Task objective: Your task is to copy each line that has the word "standalone".

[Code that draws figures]
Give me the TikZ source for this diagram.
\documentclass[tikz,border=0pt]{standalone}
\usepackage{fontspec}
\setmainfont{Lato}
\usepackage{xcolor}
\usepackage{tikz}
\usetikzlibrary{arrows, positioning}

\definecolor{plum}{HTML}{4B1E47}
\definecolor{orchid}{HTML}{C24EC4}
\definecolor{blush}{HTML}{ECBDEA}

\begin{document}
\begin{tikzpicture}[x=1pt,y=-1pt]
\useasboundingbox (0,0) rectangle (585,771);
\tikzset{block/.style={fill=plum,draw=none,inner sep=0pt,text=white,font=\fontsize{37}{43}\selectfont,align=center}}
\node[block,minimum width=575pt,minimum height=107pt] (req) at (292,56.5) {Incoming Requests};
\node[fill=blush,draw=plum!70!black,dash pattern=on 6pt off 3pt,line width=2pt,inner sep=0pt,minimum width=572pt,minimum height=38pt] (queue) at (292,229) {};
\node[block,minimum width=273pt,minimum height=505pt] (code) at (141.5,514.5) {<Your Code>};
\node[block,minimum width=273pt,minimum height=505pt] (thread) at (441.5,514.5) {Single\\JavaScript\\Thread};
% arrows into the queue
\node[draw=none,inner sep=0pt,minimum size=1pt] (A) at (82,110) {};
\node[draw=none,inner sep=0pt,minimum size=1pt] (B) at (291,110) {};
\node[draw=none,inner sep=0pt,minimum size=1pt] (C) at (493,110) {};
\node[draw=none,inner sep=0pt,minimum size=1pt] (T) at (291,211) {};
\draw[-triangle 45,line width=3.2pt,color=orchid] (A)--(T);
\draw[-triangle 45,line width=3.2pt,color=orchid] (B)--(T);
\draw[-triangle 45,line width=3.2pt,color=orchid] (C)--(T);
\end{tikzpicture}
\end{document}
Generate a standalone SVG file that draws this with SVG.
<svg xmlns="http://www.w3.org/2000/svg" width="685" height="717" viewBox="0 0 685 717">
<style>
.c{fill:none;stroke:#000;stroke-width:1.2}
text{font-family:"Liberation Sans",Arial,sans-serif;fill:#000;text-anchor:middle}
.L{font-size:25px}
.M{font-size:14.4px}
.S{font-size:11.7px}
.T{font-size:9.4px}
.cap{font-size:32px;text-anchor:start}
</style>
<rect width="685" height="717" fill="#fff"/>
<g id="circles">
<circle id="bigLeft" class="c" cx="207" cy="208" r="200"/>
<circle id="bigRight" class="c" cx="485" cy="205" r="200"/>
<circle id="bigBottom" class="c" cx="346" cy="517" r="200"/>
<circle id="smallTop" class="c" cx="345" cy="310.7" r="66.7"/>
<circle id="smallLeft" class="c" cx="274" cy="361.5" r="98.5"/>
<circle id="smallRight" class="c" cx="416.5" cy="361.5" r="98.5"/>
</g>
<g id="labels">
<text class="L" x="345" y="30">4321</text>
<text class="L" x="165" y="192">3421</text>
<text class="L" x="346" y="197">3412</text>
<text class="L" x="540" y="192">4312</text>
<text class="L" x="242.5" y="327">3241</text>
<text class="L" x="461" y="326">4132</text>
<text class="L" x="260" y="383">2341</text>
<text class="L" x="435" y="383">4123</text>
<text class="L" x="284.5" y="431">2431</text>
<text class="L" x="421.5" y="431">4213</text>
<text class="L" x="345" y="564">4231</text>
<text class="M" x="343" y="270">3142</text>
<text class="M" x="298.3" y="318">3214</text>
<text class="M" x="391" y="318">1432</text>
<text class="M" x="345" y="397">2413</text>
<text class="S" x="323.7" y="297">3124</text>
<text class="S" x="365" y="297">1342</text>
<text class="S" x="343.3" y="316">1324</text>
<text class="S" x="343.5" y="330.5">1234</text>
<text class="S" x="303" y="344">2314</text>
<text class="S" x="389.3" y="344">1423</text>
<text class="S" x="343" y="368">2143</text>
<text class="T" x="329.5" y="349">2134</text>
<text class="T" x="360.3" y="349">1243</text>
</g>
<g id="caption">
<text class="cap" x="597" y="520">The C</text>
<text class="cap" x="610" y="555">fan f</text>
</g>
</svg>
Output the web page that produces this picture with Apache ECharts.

---

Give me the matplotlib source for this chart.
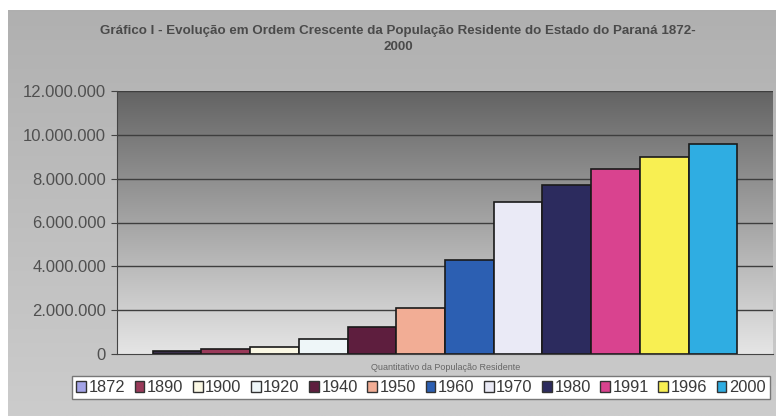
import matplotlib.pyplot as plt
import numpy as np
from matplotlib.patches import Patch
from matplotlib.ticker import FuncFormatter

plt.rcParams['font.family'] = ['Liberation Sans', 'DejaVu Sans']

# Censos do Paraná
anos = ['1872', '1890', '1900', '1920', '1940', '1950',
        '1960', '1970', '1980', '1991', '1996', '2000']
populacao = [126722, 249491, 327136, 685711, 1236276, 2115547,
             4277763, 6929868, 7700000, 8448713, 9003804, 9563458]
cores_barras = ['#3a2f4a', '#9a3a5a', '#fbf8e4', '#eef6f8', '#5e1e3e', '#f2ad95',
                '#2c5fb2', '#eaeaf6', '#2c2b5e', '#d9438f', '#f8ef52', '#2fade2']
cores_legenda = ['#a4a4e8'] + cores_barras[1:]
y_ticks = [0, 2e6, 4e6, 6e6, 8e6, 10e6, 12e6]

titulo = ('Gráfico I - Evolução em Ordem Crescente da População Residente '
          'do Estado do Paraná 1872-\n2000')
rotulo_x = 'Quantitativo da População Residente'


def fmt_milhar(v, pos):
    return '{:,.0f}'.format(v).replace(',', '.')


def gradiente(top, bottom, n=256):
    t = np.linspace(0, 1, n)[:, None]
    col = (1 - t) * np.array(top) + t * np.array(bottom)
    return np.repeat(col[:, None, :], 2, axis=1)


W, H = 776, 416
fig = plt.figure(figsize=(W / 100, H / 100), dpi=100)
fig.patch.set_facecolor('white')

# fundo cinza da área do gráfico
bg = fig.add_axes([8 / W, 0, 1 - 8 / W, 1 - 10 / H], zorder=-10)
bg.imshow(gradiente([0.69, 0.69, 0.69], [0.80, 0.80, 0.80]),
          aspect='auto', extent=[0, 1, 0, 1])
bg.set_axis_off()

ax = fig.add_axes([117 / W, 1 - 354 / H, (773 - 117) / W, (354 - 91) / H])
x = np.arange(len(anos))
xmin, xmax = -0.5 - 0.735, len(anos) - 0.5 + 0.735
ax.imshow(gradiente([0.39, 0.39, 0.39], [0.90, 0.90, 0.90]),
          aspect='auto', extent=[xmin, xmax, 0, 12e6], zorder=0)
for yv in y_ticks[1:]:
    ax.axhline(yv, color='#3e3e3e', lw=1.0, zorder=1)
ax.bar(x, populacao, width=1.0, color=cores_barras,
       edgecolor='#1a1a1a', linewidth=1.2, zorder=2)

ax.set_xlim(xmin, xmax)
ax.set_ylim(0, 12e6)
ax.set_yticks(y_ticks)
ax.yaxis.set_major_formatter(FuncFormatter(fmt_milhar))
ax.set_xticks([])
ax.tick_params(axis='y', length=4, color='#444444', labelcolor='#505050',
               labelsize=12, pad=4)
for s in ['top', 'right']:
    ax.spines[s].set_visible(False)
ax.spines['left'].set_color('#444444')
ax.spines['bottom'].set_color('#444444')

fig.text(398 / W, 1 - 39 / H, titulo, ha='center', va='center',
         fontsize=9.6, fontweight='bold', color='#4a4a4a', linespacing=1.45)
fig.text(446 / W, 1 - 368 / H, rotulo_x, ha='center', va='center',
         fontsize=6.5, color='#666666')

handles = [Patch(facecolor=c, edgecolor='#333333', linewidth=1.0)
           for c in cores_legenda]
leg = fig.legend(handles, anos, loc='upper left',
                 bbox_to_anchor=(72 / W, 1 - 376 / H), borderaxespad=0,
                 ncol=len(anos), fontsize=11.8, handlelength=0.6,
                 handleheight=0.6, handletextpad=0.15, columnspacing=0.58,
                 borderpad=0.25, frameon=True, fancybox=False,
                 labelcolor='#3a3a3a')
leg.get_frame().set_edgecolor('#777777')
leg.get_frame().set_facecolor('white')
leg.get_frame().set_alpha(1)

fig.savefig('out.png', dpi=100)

Reply to the exercise:
\documentclass[tikz,border=0pt]{standalone}
Generate a standalone SVG file that draws this with SVG.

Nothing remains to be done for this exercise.